By Elizabeth Thoman
Issue 127, November/December 2004
Media literacy is an overall term that incorporates three stages of a continuum leading to the media empowerment of citizens of all ages.
The first stage is simply becoming aware of the importance of balancing or managing one’s media “diet”; that is, making choices and managing the amount of time spent with television, videos, electronic games, films, and various forms of print media.
The second stage is learning specific skills of crucial viewing: learning to analyze and question what is in the frame, how it is constructed, and what may have been left out. Skills of critical viewing are best learned though inquiry-based classes or interactive group activities, as well as from creating and producing one’s own media messages.

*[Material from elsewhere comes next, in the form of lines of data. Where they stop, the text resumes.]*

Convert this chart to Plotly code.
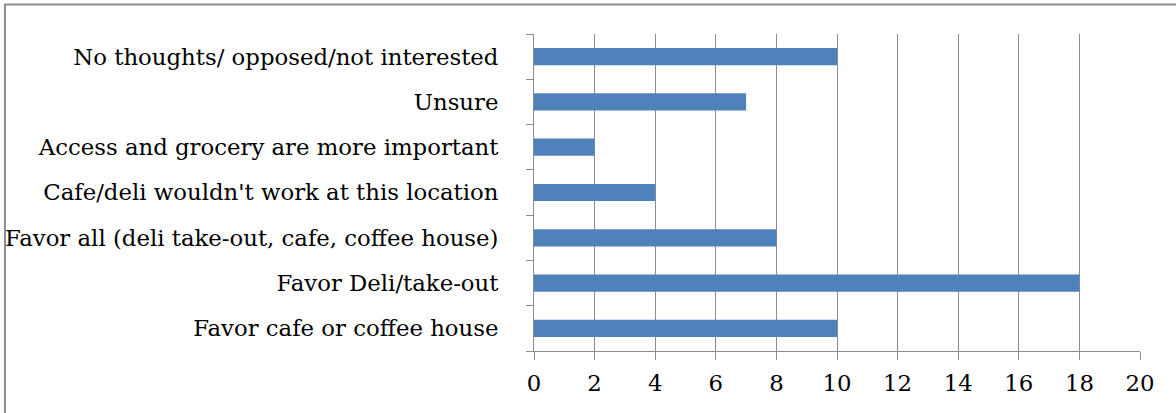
import plotly.graph_objects as go

categories = [
    "Favor cafe or coffee house",
    "Favor Deli/take-out",
    "Favor all (deli take-out, cafe, coffee house)",
    "Cafe/deli wouldn't work at this location",
    "Access and grocery are more important",
    "Unsure",
    "No thoughts/ opposed/not interested",
]
values = [10, 18, 8, 4, 2, 7, 10]
x_ticks = list(range(0, 21, 2))

W, H = 1176, 413
L, R, T, B = 534, 36, 34, 62

fig = go.Figure(go.Bar(
    y=categories, x=values, orientation="h",
    marker=dict(color="#4F81BD", line=dict(width=0)),
    width=0.38,
))

font = dict(family="DejaVu Serif", size=22.8, color="#000000")
fig.update_layout(
    width=W, height=H,
    margin=dict(l=L, r=R, t=T, b=B, autoexpand=False),
    paper_bgcolor="white", plot_bgcolor="white",
    showlegend=False,
    font=font,
    bargap=0.62,
)
fig.update_xaxes(
    range=[0, 20], tickvals=x_ticks, showgrid=True, gridcolor="#8C8C8C", gridwidth=1,
    zeroline=False, showline=True, linecolor="#8C8C8C", linewidth=1,
    ticks="outside", ticklen=8, tickcolor="#8C8C8C", tickfont=font,
    ticklabelstandoff=4, automargin=False,
)
fig.update_yaxes(
    type="category", categoryorder="array", categoryarray=categories,
    range=[-0.5, 6.5],
    showgrid=False, zeroline=False, showline=True, linecolor="#8C8C8C", linewidth=1,
    ticks="outside", ticklen=7, tickcolor="#8C8C8C", tickson="boundaries",
    ticklabelstandoff=30, tickfont=font, automargin=False,
)
# outer chart border
fig.add_shape(
    type="rect", xref="paper", yref="paper",
    x0=(5 - L) / (W - L - R), x1=(1180 - L) / (W - L - R),
    y0=-(B + 10) / (H - T - B), y1=1 + (T - 4.5) / (H - T - B),
    line=dict(color="#8C8C8C", width=2), fillcolor="rgba(0,0,0,0)", layer="below",
)
fig.write_html(
    "out.html",
    config={"displayModeBar": False},
    post_script="document.body.style.margin='0px';document.body.style.overflow='hidden';",
)
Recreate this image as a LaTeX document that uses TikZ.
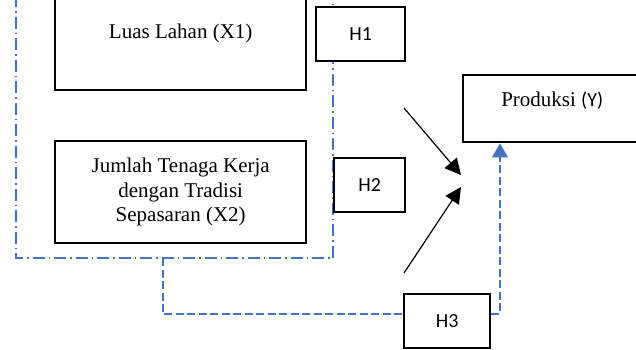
\documentclass[tikz,border=0pt]{standalone}
\usepackage{fontspec}
\setmainfont{Liberation Serif}
\newfontfamily\hfont{Carlito}
\usetikzlibrary{arrows.meta}
\definecolor{linkblue}{HTML}{4472C4}
\tikzset{
  box/.style={draw=black, line width=2.4pt, fill=white, inner sep=0pt, anchor=north west},
  mtext/.style={font=\fontsize{21}{24.5}\selectfont, align=center, inner sep=0pt},
  htext/.style={font=\hfont\fontsize{20}{24}\selectfont, inner sep=0pt},
  dashdotline/.style={draw=linkblue, line width=1.3pt, dash pattern=on 12pt off 4pt on 1.5pt off 4pt},
  dashline/.style={draw=linkblue, line width=1.3pt, dash pattern=on 8pt off 3.5pt},
  blackarrow/.style={draw=black, line width=1.2pt, -{Triangle[length=16pt,width=16pt]}},
}
\begin{document}
\begin{tikzpicture}[x=1pt,y=-1pt]
\useasboundingbox (0,0) rectangle (636,349);
% coordinates for blue loop
\coordinate (tl) at (16,-5);
\coordinate (bl) at (16,258);
\coordinate (br) at (333,258);
\coordinate (tr) at (333,-5);
\coordinate (d1) at (163,258);
\draw[dashdotline] (tl) -- (bl) -- (br) -- (tr);
% boxes
\node[box, minimum width=251pt, minimum height=109pt] (x1) at (54,-20) {};
\node[mtext] (x1t) at ([yshift=2pt]x1.center) {Luas Lahan (X1)};
\node[box, minimum width=251pt, minimum height=102pt] (x2) at (54,140) {};
\node[mtext] (x2t) at (x2.center) {Jumlah Tenaga Kerja\\dengan Tradisi\\Sepasaran (X2)};
\node[box, minimum width=178pt, minimum height=67pt] (y) at (462,74) {};
\node[mtext] (yt) at ([yshift=8pt]y.center) {Produksi {\hfont\fontsize{20}{24}\selectfont(Y)}};
\node[box, line width=2.2pt, minimum width=89pt, minimum height=54pt] (h1) at (315,6) {};
\node[htext] (h1t) at (h1.center) {H1};
\node[box, line width=2.2pt, minimum width=71pt, minimum height=54pt] (h2) at (333,157) {};
\node[htext] (h2t) at (h2.center) {H2};
% H3 and dashed path to Produksi
\node[box, line width=2.2pt, minimum width=86pt, minimum height=54pt] (h3) at (403,293) {};
\node[htext] (h3t) at (h3.center) {H3};
\draw[dashline] (d1) |- ([yshift=7pt]h3.west);
\draw[dashline, -{Triangle[length=14pt,width=16pt]}] ([yshift=7pt]h3.east) -| ([xshift=38pt]y.south west);
% black arrows
\coordinate (a1s) at (404,108);
\coordinate (a1e) at (461,175);
\coordinate (a2s) at (404,273);
\coordinate (a2e) at (461,187);
\draw[blackarrow] (a1s) -- (a1e);
\draw[blackarrow] (a2s) -- (a2e);
\end{tikzpicture}
\end{document}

The third stage goes behind the frame to explore the deeper issues of who produces the media we experience, and for what purpose. In other words: Who profits? Who loses? And who decides? This stage of social, political, and economic analysis looks at how each of us—and, as a society, all of us together—take and make meaning from our media experiences, and how the mass media drive our global consumer economy. This inquiry can set the stage for various media advocacy efforts to challenge or redress public policies or corporate practices.
Although television and electronic media may seem to present the most compelling reasons for promoting media-literacy education in contemporary society, the principles and practices of media-literacy education are applicable to all media, from television to T-shirts, from billboards to the Internet.